The Space Bar

Everything About Fiction You Never Wanted to Know.

The Space Bar is an adventure game co-developed by Boffo Games and published by Rocket Science Games and Sega Soft in 1997. The game featured a 3-D environment which allowed the player to rotate (as opposed to Rocket Science's earlier production Obsidian in which the camera was usually fixed), and a humorous cast of aliens in the framework of a mystery. The player fills the role of a detective, interacting with characters and objects via a first-person interface. The name itself is a pun, as the game takes place in a bar in outer space: literally a "space bar" rather than the space bar found on a computer's keyboard.

An intergalactic PI named Maksh has been kidnapped. Also, an evil shape-shifter is hunting for a special data storage unit. His partner Alias Node has been assigned to track him down. As Alias Node, you track down the shape-shifter to a bar, much like the Mos Eisley cantina, where your goal is to find the fate of your partner, and the alien who is disguising as the shape-shifter.

You, however, have a special ability, the ability to form a mind meld with beings. You can inhabit the patrons of the bar in an effort to locate your partner and the shape-shifter. With this special ability, the game is divided into six mini-games as you search each alien for an explanation. A unique twist is that you view each game as that alien would see the world, whether as an insect, a potato or a being with three sexes. You're able to tackle each part of the game separately, and come and go as you please in this 360-degree panorama adventure game.

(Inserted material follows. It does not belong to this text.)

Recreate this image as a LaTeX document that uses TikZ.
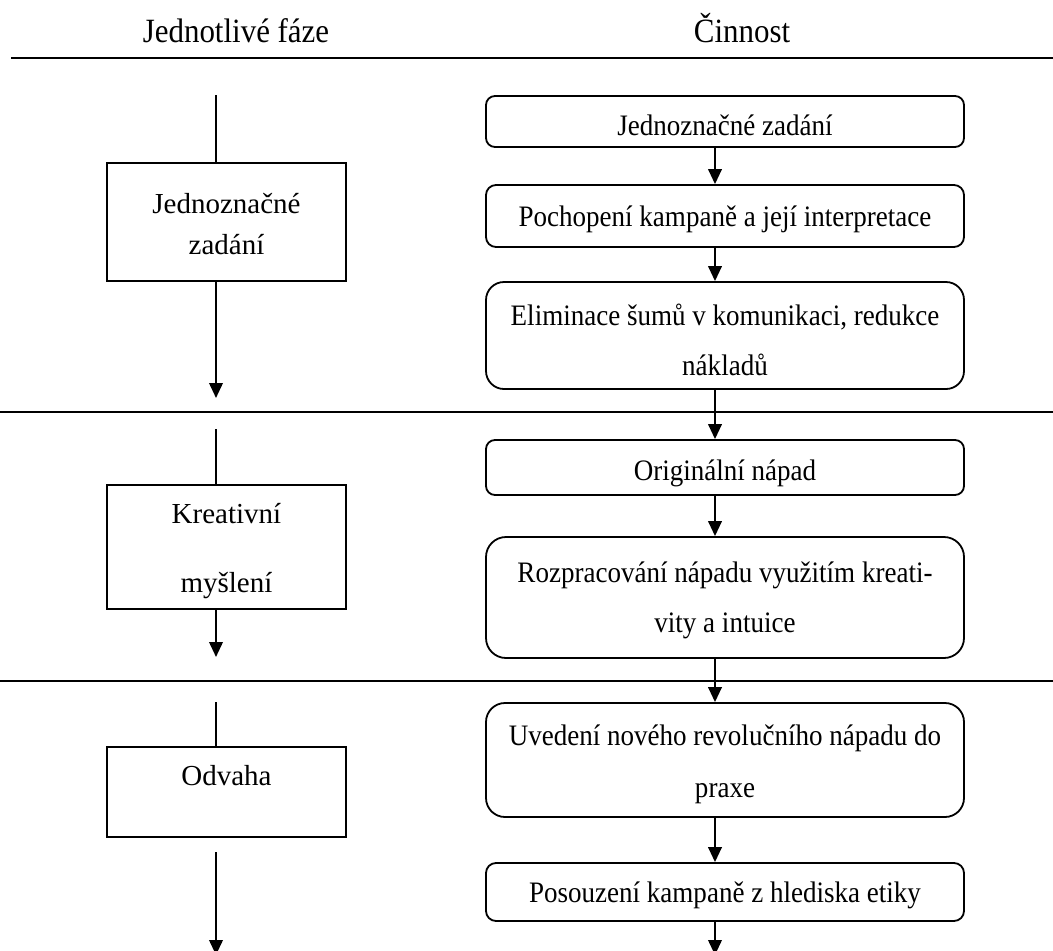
\documentclass[tikz,border=0pt]{standalone}
\usepackage{fontspec}
\setmainfont{Liberation Serif}
\newfontfamily\tallserif[FakeStretch=0.91]{Liberation Serif}
\usetikzlibrary{arrows.meta}
\begin{document}
\begin{tikzpicture}[x=1pt,y=-1pt,
  txt/.style={anchor=base,inner sep=0pt,font=\tallserif\fontsize{29.7}{30}\selectfont},
  ptxt/.style={anchor=base,inner sep=0pt,font=\fontsize{29}{29}\selectfont},
  head/.style={anchor=base,inner sep=0pt,font=\tallserif\fontsize{34}{34}\selectfont},
  phasebox/.style={draw,line width=1.8pt,minimum width=239pt,inner sep=0pt},
  stepbox/.style={draw,line width=1.8pt,minimum width=478pt,inner sep=0pt},
  sepline/.style={line width=2pt},
  feed/.style={line width=1.5pt},
  flow/.style={line width=2.2pt,-{Triangle[length=15pt,width=13.5pt]}}]
\useasboundingbox (0,0) rectangle (1053,951);

% column headings
\node[head] (h1) at (236,42) {Jednotlivé fáze};
\node[head] (h2) at (742,42) {Činnost};

% separators between the phases
\coordinate (s0a) at (11,58);   \coordinate (s0b) at (1053,58);
\coordinate (s1a) at (0,412);   \coordinate (s1b) at (1053,412);
\coordinate (s2a) at (0,681);   \coordinate (s2b) at (1053,681);
\draw[sepline,line width=2.6pt] (s0a) -- (s0b);
\draw[sepline] (s1a) -- (s1b);
\draw[sepline] (s2a) -- (s2b);

% x positions of the flow lines
\coordinate (L) at (216,0);
\coordinate (R) at (715,0);

% ---- phases (left column) ----
\node[phasebox,minimum height=118pt] (p1) at (226.5,222) {};
\node[ptxt] (p1a) at (226.5,213) {Jednoznačné};
\node[ptxt] (p1b) at (226.5,254) {zadání};

\node[phasebox,minimum height=124pt] (p2) at (226.5,547) {};
\node[ptxt] (p2a) at (226.5,523) {Kreativní};
\node[ptxt] (p2b) at (226.5,592) {myšlení};

\node[phasebox,minimum height=90pt] (p3) at (226.5,792) {};
\node[ptxt] (p3a) at (226.5,785) {Odvaha};

\coordinate (l1top) at (216,95);  \coordinate (l1end) at (216,398);
\coordinate (l2top) at (216,429); \coordinate (l2end) at (216,657);
\coordinate (l3top) at (216,702); \coordinate (l3beg) at (216,852);
\coordinate (l3end) at (216,955);
\draw[feed] (l1top) -- (l1top |- p1.north);
\draw[flow] (L |- p1.south) -- (l1end);
\draw[feed] (l2top) -- (l2top |- p2.north);
\draw[flow] (L |- p2.south) -- (l2end);
\draw[feed] (l3top) -- (l3top |- p3.north);
\draw[flow] (l3beg) -- (l3end);

% ---- activities (right column) ----
\node[stepbox,minimum height=51pt,rounded corners=9pt] (a1) at (725,121.5) {};
\node[txt] (a1t) at (725,135) {Jednoznačné zadání};

\node[stepbox,minimum height=62pt,rounded corners=10pt] (a2) at (725,216) {};
\node[txt] (a2t) at (725,226) {Pochopení kampaně a její interpretace};

\node[stepbox,minimum height=107pt,rounded corners=18pt] (a3) at (725,335.5) {};
\node[txt] (a3a) at (725,325) {Eliminace šumů v komunikaci, redukce};
\node[txt] (a3b) at (725,375) {nákladů};

\node[stepbox,minimum height=55pt,rounded corners=9pt] (a4) at (725,467.5) {};
\node[txt] (a4t) at (725,480) {Originální nápad};

\node[stepbox,minimum height=121pt,rounded corners=20pt] (a5) at (725,597.5) {};
\node[txt] (a5a) at (725,582) {Rozpracování nápadu využitím kreati-};
\node[txt] (a5b) at (725,632) {vity a intuice};

\node[stepbox,minimum height=114pt,rounded corners=19pt] (a6) at (725,760) {};
\node[txt] (a6a) at (725,745) {Uvedení nového revolučního nápadu do};
\node[txt] (a6b) at (725,797) {praxe};

\node[stepbox,minimum height=58pt,rounded corners=10pt] (a7) at (725,892) {};
\node[txt] (a7t) at (725,902) {Posouzení kampaně z hlediska etiky};

\coordinate (rend) at (715,955);
\draw[flow] (R |- a1.south) -- (R |- a2.north);
\draw[flow] (R |- a2.south) -- (R |- a3.north);
\draw[flow] (R |- a3.south) -- (R |- a4.north);
\draw[flow] (R |- a4.south) -- (R |- a5.north);
\draw[flow] (R |- a5.south) -- (R |- a6.north);
\draw[flow] (R |- a6.south) -- (R |- a7.north);
\draw[flow] (R |- a7.south) -- (rend);
\end{tikzpicture}
\end{document}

Tropes used in The Space Bar include:
  • Bad Guy Bar: The premise.
  • Continue Your Mission, Dammit!: If you spend too many turns getting things done, you'll start getting calls from your kidnapped partner or your Chief to hurry up, already, or creepy taunts and threats from the Big Bad.
  • Evil Sounds Deep: The Big Bad Ni'Dopal.
  • The Exotic Detective: Alias, who has the ability to read and explore other people's memories as an interrogation method.
  • Future Imperfect: One of the areas in the game is a historical museum in the form of a Wild West bar, with Entertainingly Wrong descriptions for everything (did you know, for instance, that diving helmets were used by cowboys to help defend against Indians and Nazis?). Alias even lampshades it at one point, snarkily noting he thinks the bar's creators did about fifteen minutes of research.
  • Heterosexual Life Partners: The opening cutscenes and various flashbacks strongly suggest Alias and Maksh are this, though Maksh also has a wife and kidlets.
  • Hyperspace Arsenal: Justified. Your PDA is actually partly a digital storage device, which the on-board AI Zelda digitizes inventory into and out of as you need it.
  • I Owe You My Life: Taken to hilariously ludicrous degrees. Every time your partner contacts you to beg you to hurry up and rescue him before the Big Bad does something horrible to him, you get a flashback about how he risked his life to save/help you or your mother, as a guilt trip to motivate you. Which ends up easily equaling over 10 different times he's done so. And it turns out that there's actually even more times beyond that, and Alias and Maksh can't even agree on which ones actually "count".
  • Is It Something You Eat?: In the segment with the memories of the rather intellectually-challenged alien Thud, you describe most objects by their edibility. For instance, the bazooka is "Long. Heavy. Not edible". Despite this description, you can attempt to eat it.
  • Meaningful Name: The main character Alias Node. In computing terminology, "node" refers to a connection point for sending and receiving information, while "alias" refers to symbolic alternate names for information. Put it together, and it's essentially a descriptor of Alias' interrogation technique.
  • Mood Whiplash: Overall, the game is a comedy and has a number of hilarious parts and flashbacks... but it also has some rather serious parts (especially one flashback which is a trading simulation and another which involves helping out La Résistance), and then there's the creepy parts when the genuinely scary Big Bad taunts you over your PA and some of the death scenes you can experience.
  • Planet of Hats: Aliens tend to conform to various stereotypes, with the exception of humans (who are described as the "vanilla" species) and the betentacled aliens that inhabit this planet.
  • Sassy Secretary: Alias' PDA's AI Zelda gives off this vibe when interacting with him.